◆ **Work required**
Exactly retype the lines from the top of the data through the line containing "const width = 785, height = 370", leaving out every picture.
---- Source material
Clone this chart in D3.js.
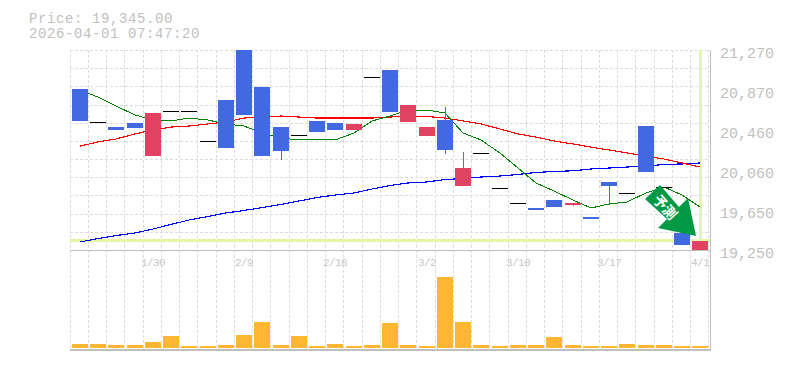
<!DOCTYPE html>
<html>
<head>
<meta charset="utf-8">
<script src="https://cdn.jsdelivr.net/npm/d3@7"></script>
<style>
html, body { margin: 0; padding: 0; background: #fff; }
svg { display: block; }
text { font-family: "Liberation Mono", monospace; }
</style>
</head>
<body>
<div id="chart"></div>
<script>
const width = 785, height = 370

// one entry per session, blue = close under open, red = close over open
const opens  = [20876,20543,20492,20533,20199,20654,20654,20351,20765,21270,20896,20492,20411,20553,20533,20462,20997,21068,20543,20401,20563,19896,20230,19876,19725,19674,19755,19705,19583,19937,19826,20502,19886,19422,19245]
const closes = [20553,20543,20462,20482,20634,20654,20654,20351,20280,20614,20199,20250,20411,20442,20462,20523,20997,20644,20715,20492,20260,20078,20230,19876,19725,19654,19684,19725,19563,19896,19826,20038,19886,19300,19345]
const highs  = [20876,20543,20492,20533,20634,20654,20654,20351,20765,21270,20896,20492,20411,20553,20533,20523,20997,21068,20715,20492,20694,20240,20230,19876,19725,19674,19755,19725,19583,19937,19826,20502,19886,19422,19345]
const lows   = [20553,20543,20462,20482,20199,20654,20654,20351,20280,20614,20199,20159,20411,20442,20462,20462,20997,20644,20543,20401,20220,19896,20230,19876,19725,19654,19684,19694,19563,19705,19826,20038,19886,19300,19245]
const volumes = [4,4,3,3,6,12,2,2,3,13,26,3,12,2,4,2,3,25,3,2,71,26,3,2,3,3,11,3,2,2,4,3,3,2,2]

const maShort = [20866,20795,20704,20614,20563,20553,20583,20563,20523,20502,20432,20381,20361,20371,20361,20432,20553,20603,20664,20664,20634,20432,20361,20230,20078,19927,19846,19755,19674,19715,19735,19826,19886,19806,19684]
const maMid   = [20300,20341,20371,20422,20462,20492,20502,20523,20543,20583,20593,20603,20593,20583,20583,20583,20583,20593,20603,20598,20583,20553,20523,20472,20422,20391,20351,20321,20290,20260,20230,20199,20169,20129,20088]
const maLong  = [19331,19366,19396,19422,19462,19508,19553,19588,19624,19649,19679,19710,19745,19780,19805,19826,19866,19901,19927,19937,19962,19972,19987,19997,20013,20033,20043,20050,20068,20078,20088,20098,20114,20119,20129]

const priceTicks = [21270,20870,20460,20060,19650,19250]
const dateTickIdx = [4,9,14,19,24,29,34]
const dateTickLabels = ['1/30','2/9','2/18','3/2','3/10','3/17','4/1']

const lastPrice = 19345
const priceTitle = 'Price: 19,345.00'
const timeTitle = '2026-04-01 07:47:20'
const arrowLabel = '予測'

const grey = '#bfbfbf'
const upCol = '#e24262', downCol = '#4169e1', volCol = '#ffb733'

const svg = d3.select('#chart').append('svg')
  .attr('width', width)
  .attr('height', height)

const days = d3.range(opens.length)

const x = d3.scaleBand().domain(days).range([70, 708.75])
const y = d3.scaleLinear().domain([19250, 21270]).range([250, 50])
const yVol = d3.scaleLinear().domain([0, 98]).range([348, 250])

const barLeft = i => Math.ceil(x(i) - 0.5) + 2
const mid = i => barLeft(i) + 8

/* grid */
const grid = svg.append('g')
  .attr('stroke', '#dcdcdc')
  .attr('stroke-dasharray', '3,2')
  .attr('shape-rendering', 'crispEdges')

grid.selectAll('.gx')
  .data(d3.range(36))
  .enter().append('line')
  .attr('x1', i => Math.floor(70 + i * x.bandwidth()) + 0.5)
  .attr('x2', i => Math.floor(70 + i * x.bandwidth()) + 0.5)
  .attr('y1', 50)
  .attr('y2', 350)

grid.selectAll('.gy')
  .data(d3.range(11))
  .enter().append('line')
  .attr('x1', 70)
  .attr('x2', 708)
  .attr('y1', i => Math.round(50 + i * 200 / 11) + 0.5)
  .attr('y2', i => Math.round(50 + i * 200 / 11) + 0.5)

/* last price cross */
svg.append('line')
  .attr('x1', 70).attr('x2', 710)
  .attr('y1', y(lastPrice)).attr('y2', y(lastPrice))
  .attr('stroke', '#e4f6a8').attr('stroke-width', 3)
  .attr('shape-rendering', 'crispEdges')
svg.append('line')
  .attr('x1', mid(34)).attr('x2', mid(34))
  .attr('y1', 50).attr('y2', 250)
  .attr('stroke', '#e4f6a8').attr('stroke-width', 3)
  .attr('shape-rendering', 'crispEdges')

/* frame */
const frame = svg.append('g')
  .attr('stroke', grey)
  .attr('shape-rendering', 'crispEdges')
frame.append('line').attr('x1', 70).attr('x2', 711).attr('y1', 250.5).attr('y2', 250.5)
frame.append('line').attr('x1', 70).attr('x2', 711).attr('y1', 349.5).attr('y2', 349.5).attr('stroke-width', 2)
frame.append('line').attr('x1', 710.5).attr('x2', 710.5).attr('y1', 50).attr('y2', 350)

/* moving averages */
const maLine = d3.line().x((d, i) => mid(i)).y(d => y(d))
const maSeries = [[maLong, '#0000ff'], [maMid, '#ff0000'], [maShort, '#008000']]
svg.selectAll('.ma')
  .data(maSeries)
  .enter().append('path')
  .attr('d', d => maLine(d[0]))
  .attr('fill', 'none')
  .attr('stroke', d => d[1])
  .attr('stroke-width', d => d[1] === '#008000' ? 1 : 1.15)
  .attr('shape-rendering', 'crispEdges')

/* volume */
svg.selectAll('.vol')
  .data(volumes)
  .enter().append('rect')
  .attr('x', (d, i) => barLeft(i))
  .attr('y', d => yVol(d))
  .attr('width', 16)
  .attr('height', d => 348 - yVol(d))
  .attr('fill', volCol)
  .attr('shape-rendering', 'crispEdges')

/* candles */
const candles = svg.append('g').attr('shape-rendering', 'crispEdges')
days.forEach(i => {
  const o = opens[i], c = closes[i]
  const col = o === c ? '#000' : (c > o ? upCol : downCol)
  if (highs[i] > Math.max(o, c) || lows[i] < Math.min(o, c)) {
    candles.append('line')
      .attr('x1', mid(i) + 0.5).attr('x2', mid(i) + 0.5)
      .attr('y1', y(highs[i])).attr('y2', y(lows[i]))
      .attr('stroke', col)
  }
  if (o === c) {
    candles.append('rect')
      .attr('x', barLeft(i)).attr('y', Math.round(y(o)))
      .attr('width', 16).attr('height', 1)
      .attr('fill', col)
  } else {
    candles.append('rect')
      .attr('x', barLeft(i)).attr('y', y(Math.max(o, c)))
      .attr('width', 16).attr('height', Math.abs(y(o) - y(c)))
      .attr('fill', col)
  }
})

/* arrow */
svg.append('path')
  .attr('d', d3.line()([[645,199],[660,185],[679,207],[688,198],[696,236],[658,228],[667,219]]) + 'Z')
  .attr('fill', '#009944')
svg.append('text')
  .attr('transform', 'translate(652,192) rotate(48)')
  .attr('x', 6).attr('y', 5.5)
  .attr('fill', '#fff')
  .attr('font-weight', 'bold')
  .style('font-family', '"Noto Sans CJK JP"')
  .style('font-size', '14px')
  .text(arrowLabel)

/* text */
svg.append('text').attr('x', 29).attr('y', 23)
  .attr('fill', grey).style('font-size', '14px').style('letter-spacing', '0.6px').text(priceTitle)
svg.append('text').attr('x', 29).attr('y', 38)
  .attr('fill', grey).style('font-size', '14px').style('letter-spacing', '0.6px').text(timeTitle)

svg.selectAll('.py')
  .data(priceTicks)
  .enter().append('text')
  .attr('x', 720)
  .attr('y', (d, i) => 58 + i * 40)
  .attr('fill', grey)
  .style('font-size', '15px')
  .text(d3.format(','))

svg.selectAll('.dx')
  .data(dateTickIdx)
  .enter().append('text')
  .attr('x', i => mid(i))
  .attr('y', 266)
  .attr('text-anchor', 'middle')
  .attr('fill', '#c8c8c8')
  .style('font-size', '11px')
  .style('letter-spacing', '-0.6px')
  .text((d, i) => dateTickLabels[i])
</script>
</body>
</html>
--------
◆ **Final result**
Clone this chart in D3.js.
<!DOCTYPE html>
<html>
<head>
<meta charset="utf-8">
<script src="https://cdn.jsdelivr.net/npm/d3@7"></script>
<style>
html, body { margin: 0; padding: 0; background: #fff; }
svg { display: block; }
text { font-family: "Liberation Mono", monospace; }
</style>
</head>
<body>
<div id="chart"></div>
<script>
const width = 785, height = 370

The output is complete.